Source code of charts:
= = = =
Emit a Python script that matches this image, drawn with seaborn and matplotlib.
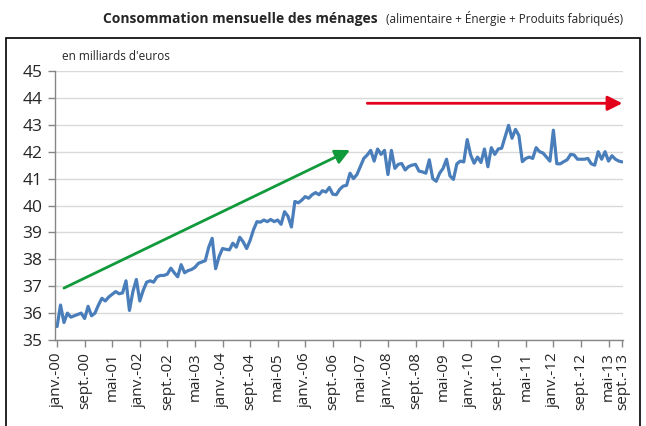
import numpy as np
import pandas as pd
import matplotlib
matplotlib.use("Agg")
import matplotlib.pyplot as plt
from matplotlib.patches import Rectangle
from matplotlib import font_manager
import seaborn as sns

# Monthly household consumption, billions of euros (Jan 2000 -> Sept 2013)
conso = [
    35.5, 36.3, 35.65, 36.0, 35.85, 35.9, 35.95, 36.0, 35.8, 36.25,
    35.9, 36.0, 36.3, 36.55, 36.45, 36.6, 36.7, 36.8, 36.72, 36.75,
    37.2, 36.1, 36.8, 37.25, 36.45, 36.85, 37.15, 37.2, 37.15, 37.35,
    37.4, 37.4, 37.45, 37.67, 37.5, 37.35, 37.8, 37.5, 37.58, 37.62,
    37.7, 37.85, 37.9, 37.95, 38.45, 38.78, 37.65, 38.1, 38.4, 38.37,
    38.35, 38.6, 38.45, 38.82, 38.65, 38.4, 38.7, 39.1, 39.4, 39.38,
    39.46, 39.4, 39.48, 39.4, 39.46, 39.3, 39.77, 39.6, 39.2, 40.15,
    40.1, 40.2, 40.33, 40.27, 40.4, 40.48, 40.4, 40.55, 40.5, 40.67,
    40.42, 40.4, 40.6, 40.72, 40.75, 41.2, 41.0, 41.15, 41.45, 41.75,
    41.88, 42.05, 41.65, 42.1, 41.9, 42.05, 41.15, 42.05, 41.38, 41.53,
    41.56, 41.32, 41.45, 41.5, 41.53, 41.28, 41.25, 41.2, 41.7, 41.0,
    40.9, 41.2, 41.38, 41.72, 41.1, 40.97, 41.55, 41.65, 41.62, 42.45,
    41.88, 41.57, 41.8, 41.6, 42.1, 41.44, 42.15, 41.9, 42.1, 42.13,
    42.55, 42.98, 42.5, 42.83, 42.6, 41.63, 41.75, 41.8, 41.75, 42.15,
    42.0, 41.95, 41.8, 41.65, 42.8, 41.55, 41.55, 41.63, 41.7, 41.9,
    41.88, 41.72, 41.72, 41.72, 41.75, 41.55, 41.5, 42.0, 41.72, 42.0,
    41.65, 41.85, 41.72, 41.65, 41.62,
]

tick_labels = [
    "janv.-00", "sept.-00", "mai-01", "janv.-02", "sept.-02", "mai-03",
    "janv.-04", "sept.-04", "mai-05", "janv.-06", "sept.-06", "mai-07",
    "janv.-08", "sept.-08", "mai-09", "janv.-10", "sept.-10", "mai-11",
    "janv.-12", "sept.-12", "mai-13", "sept.-13",
]
tick_months = ["2000-01", "2000-09", "2001-05", "2002-01", "2002-09", "2003-05",
               "2004-01", "2004-09", "2005-05", "2006-01", "2006-09", "2007-05",
               "2008-01", "2008-09", "2009-05", "2010-01", "2010-09", "2011-05",
               "2012-01", "2012-09", "2013-05", "2013-09"]

# trend arrows (start month, start value, end month, end value)
green_arrow = ("2000-03", 36.93, "2007-02", 42.06)
red_arrow = ("2007-07", 43.8, "2013-09", 43.8)

dates = pd.date_range("2000-01", periods=len(conso), freq="MS")
df = pd.DataFrame({"mois": np.arange(len(conso)), "conso": conso}, index=dates)


def month_pos(m):
    return df.loc[pd.Timestamp(m), "mois"]


sns.set_style("white")
plt.rcParams["font.family"] = ["Open Sans", "DejaVu Sans"]

# narrow face for the bold title if available
installed = {f.name for f in font_manager.fontManager.ttflist}
title_family = ["Liberation Sans Narrow"] if "Liberation Sans Narrow" in installed else ["Open Sans"]
title_size = 13 if "Liberation Sans Narrow" in installed else 10

fig = plt.figure(figsize=(6.46, 4.26), dpi=100)
ax = fig.add_axes([55 / 646, 1 - 340 / 426, (623 - 55) / 646, (340 - 71) / 426])

sns.lineplot(data=df, x="mois", y="conso", ax=ax, color="#4a7ebb", linewidth=2.3)

ax.set_xlim(-0.6, len(conso) - 0.8)
ax.set_ylim(35, 45)
ax.set_yticks(range(35, 46))
ax.set_xticks([month_pos(m) for m in tick_months])
ax.set_xticklabels(tick_labels, rotation=90, fontsize=11)
ax.tick_params(axis="y", labelsize=12.5, length=5, width=1, color="#868686",
               direction="out", left=True, pad=4)
ax.tick_params(axis="x", length=5, width=1, color="#868686",
               direction="out", bottom=True, pad=4)
ax.set_xlabel("")
ax.set_ylabel("")
ax.grid(axis="y", color="#d9d9d9", linewidth=1)
ax.set_axisbelow(True)
for side in ["top", "right"]:
    ax.spines[side].set_visible(False)
for side in ["left", "bottom"]:
    ax.spines[side].set_color("#868686")
    ax.spines[side].set_linewidth(1)

# arrows
ax.annotate("", xy=(month_pos(green_arrow[2]), green_arrow[3]),
            xytext=(month_pos(green_arrow[0]), green_arrow[1]),
            arrowprops=dict(arrowstyle="-|>", color="#119a3b", lw=2,
                            mutation_scale=22, shrinkA=0, shrinkB=0))
ax.annotate("", xy=(month_pos(red_arrow[2]), red_arrow[3]),
            xytext=(month_pos(red_arrow[0]), red_arrow[1]),
            arrowprops=dict(arrowstyle="-|>", color="#e2001a", lw=2,
                            mutation_scale=22, shrinkA=0, shrinkB=0),
            annotation_clip=False)

# unit label
fig.text(62 / 646, 1 - 57 / 426, "en milliards d'euros", fontsize=8.5,
         ha="left", va="center")

# outer frame
fig.patches.append(Rectangle((6 / 646, -0.1), (640 - 6) / 646, 0.1 + 1 - 38 / 426,
                             transform=fig.transFigure, fill=False,
                             edgecolor="black", linewidth=1.2))

# title in two parts
fig.text(378 / 646, 1 - 23 / 426, "Consommation mensuelle des ménages",
         fontsize=title_size, fontweight="bold", family=title_family,
         ha="right", va="baseline")
fig.text(623 / 646, 1 - 23 / 426, "(alimentaire + Énergie + Produits fabriqués)",
         fontsize=8.5, ha="right", va="baseline")

fig.savefig("out.png", dpi=100)
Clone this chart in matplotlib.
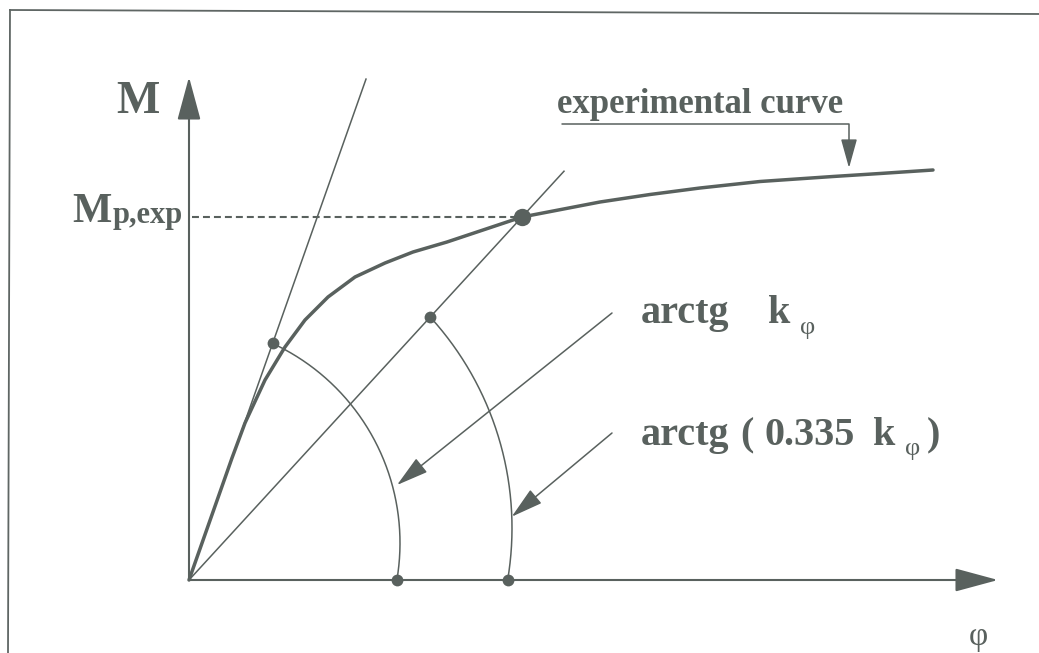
import numpy as np
import matplotlib
matplotlib.use("Agg")
import matplotlib.pyplot as plt
from matplotlib.patches import FancyArrowPatch
from matplotlib.path import Path
from matplotlib.lines import Line2D

plt.rcParams["lines.scale_dashes"] = False

# Experimental moment-rotation curve (rotation phi, moment M), schematic units
phi_exp = [0.0, 0.43, 0.56, 0.76, 0.96, 1.16, 1.39, 1.66, 1.96, 2.24, 2.58,
           3.33, 4.11, 4.61, 5.11, 5.71, 6.44, 6.91, 7.44]
M_exp = [0.0, 1.22, 1.57, 2.00, 2.33, 2.60, 2.83, 3.03, 3.17, 3.28, 3.38,
         3.63, 3.78, 3.855, 3.92, 3.985, 4.035, 4.065, 4.10]

# Plastic moment point taken on the experimental curve
phi_p, M_p = 3.33, 3.63

# Initial rotational stiffness k_phi and the secant through (phi_p, M_p)
k_init = 2.83
k_sec = M_p / phi_p
phi_init_end = 1.77
phi_sec_end = 3.75

# Angle arcs: (centre, radius) for the k_phi arc and for the secant arc
arc_init = ((-0.09, 0.37), 2.20)
arc_sec = ((0.10, 0.52), 3.13)

# Text labels
label_M = "M"
label_Mp = ("M", "p,exp")
label_exp = "experimental curve"
label_k = ("arctg", "k", "φ")
label_ks = ("arctg", "(", "0.335", "k", "φ", ")")
label_phi = "φ"

INK = "#59615e"
SERIF = ["Liberation Serif", "DejaVu Serif"]

fig = plt.figure(figsize=(10.39, 6.53), dpi=100)
fig.patch.set_facecolor("white")
ax = fig.add_axes([0, 0, 1, 1])
ax.set_xlim(-1.89, 8.50)
ax.set_ylim(-0.73, 5.80)
ax.axis("off")

# page frame (left and top rules of the figure box)
W, H = 1039.0, 653.0
fig.add_artist(Line2D([10 / W, 1.0], [1 - 10 / H, 1 - 14 / H],
                      transform=fig.transFigure, color="#5f6664", lw=1.3))
fig.add_artist(Line2D([10 / W, 8 / W], [1 - 10 / H, 0.0],
                      transform=fig.transFigure, color="#5f6664", lw=1.3))


def arrow(p0, p1, lw, hl, hw, path=None):
    style = f"-|>,head_length={hl},head_width={hw}"
    if path is not None:
        a = FancyArrowPatch(path=path, arrowstyle=style, mutation_scale=1,
                            color=INK, lw=lw, shrinkA=0, shrinkB=0)
    else:
        a = FancyArrowPatch(p0, p1, arrowstyle=style, mutation_scale=1,
                            color=INK, lw=lw, shrinkA=0, shrinkB=0)
    ax.add_patch(a)


# axes with arrow heads
arrow((0, 0), (0, 5.03), 1.5, 27, 7.3)
arrow((0, 0), (8.09, 0), 1.5, 27, 7.3)

# initial stiffness line and secant line
ax.plot([0, phi_init_end], [0, k_init * phi_init_end], color=INK, lw=1.1)
ax.plot([0, phi_sec_end], [0, k_sec * phi_sec_end], color=INK, lw=1.1)

# experimental curve
ax.plot(phi_exp, M_exp, color=INK, lw=2.5, solid_joinstyle="round",
        solid_capstyle="round")

# dashed level of M_p,exp
ax.plot([0.03, phi_p], [M_p, M_p], color=INK, lw=1.5, ls=(0, (5.0, 2.9)))
ax.plot([phi_p], [M_p], "o", color=INK, ms=12.5, mec="none")


def draw_arc(k, arc):
    (cx, cy), R = arc
    # where the line M = k*phi meets the arc
    a = 1 + k * k
    b = -2 * (cx + k * cy)
    c = cx * cx + cy * cy - R * R
    x0 = (-b + np.sqrt(b * b - 4 * a * c)) / (2 * a)
    y0 = k * x0
    t0 = np.arctan2(y0 - cy, x0 - cx)
    t1 = -np.arcsin(cy / R)
    t = np.linspace(t1, t0, 200)
    ax.plot(cx + R * np.cos(t), cy + R * np.sin(t), color=INK, lw=1.1)
    xb = cx + R * np.cos(t1)
    ax.plot([x0, xb], [y0, 0], "o", color=INK, ms=8.5, mec="none")
    return xb


draw_arc(k_init, arc_init)
draw_arc(k_sec, arc_sec)

# pointers to the two angles
arrow((4.23, 2.67), (2.08, 0.95), 1.1, 20, 5.5)
arrow((4.23, 1.47), (3.227, 0.633), 1.1, 20, 5.5)

# pointer to the experimental curve
exp_path = Path([(3.73, 4.56), (6.60, 4.56), (6.60, 4.12)])
arrow(None, None, 1.1, 18, 5.0, path=exp_path)

bold = dict(family=SERIF, weight="bold", color=INK, va="baseline", ha="left")
reg = dict(family=SERIF, weight="normal", color=INK, va="baseline", ha="left")

ax.text(-0.515, 4.78, label_M, fontsize=33, weight="bold", family=SERIF,
        color=INK, ha="center", va="center")
ax.text(-1.17, 3.58, label_Mp[0], fontsize=30, **bold)
ax.text(-0.765, 3.565, label_Mp[1], fontsize=22, **bold)

ax.text(3.68, 4.67, label_exp, fontsize=25, **bold)

ax.text(4.52, 2.57, label_k[0], fontsize=29, **bold)
ax.text(5.79, 2.57, label_k[1], fontsize=29, **bold)
ax.text(6.11, 2.46, label_k[2], fontsize=19, **reg)

ax.text(4.52, 1.35, label_ks[0], fontsize=29, **bold)
ax.text(5.51, 1.35, label_ks[1], fontsize=29, **bold)
ax.text(5.76, 1.35, label_ks[2], fontsize=29, **bold)
ax.text(6.84, 1.35, label_ks[3], fontsize=29, **bold)
ax.text(7.16, 1.25, label_ks[4], fontsize=19, **reg)
ax.text(7.38, 1.35, label_ks[5], fontsize=29, **bold)

ax.text(7.89, -0.57, label_phi, fontsize=24, family=SERIF, color=INK,
        ha="center", va="center")

fig.savefig("out.png", dpi=100, facecolor="white")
= = = =
**JOB**
Print exactly the first line of the entries and every line after it through the one that contains "import seaborn as sns", leaving the pictures out.

**ANSWER IN FULL**
Emit a Python script that matches this image, drawn with seaborn and matplotlib.
import numpy as np
import pandas as pd
import matplotlib
matplotlib.use("Agg")
import matplotlib.pyplot as plt
from matplotlib.patches import Rectangle
from matplotlib import font_manager
import seaborn as sns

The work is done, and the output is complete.